BENVGES9 Urban and Peri-Urban Agriculture: Knowledge Systems in the Global South provides a critical examination of the historical evolution and the negative impact of industrial agriculture and its consequences for small holder urban and peri-urban food production and knowledge systems in the Global South.

BENVGPU1 The City and Its Relations: Context, Institutions and Actors in Urban Development Planning explores the economic, social and physical change of cities in the wider context of development and globalisation.

BENVGPU4 Gender in Policy and Planning is an 18-session module over two terms examining gender relations in the socio-economic, political and environmental processes in the development of human settlements.

BENVGPU5 Transport Equity and Urban Mobility focuses on the relationships between social identity, transport and planning in the context of urban development in the Global South. It critiques and explores the implications for transport planning and its interaction with other kinds of planning, and the relationships between the state, civil society and private sector in the provision of transport for more socially just cities.

BENVGUE2 Managing the City Economy enables participants to develop a critical understanding of the key components and operating dynamics of the city economy, and the factors that underlie urban productivity.

BENVGUE4 Urbanisation and Development addresses the prospect for development in a context of international trade and investment, with the role of the state and effects of policies as key underlying factors.

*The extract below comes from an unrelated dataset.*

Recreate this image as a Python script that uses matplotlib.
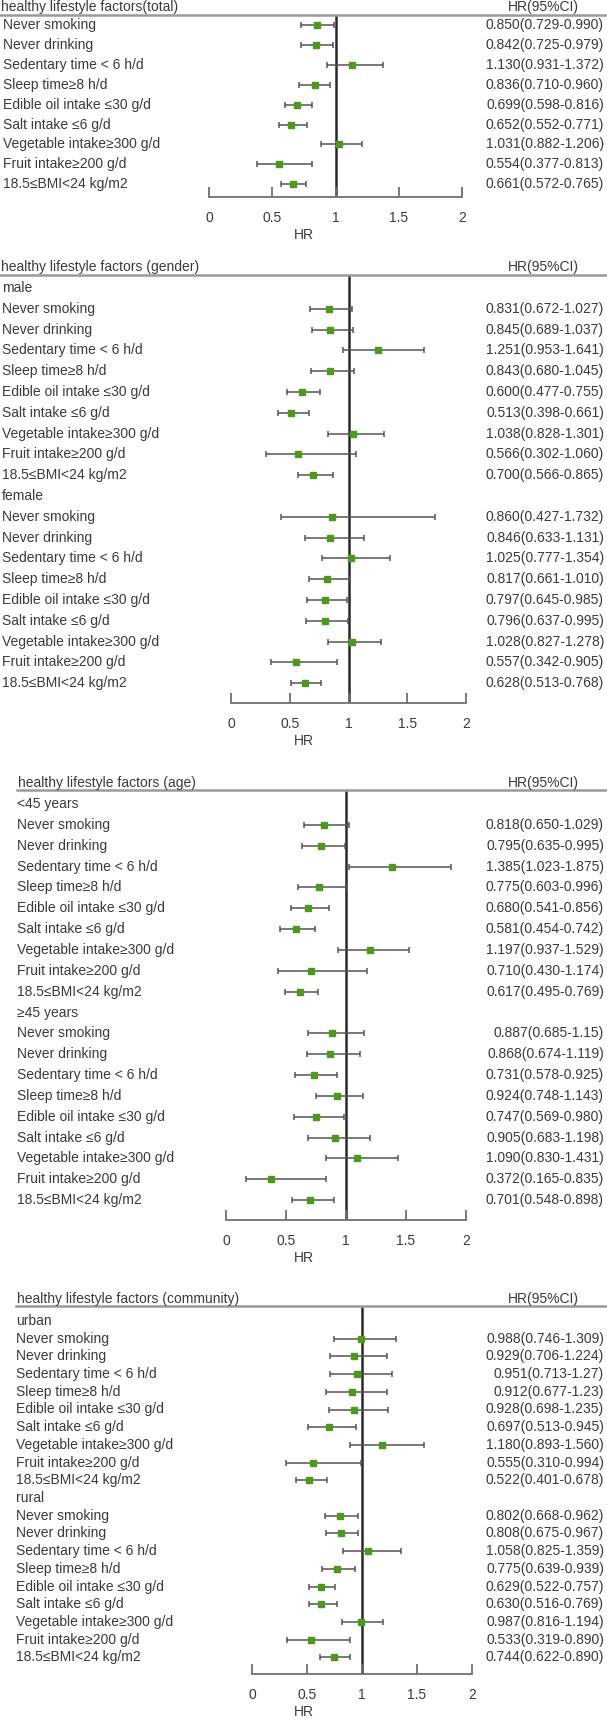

BENVGUE5 Cost Benefit Analysis: Theory and Practice covers the economic assessment of projects and policies using cost-benefit analysis techniques, furthermore the evaluation of trends and developments and other issues relevant to urban economic policies will be explored.

BENVGUE6 An Introduction to Public Economics and Public Policy deals with identifying the most common market failures, the drivers of government failures and the interactions between economics and politics as constraints on the design of public policies.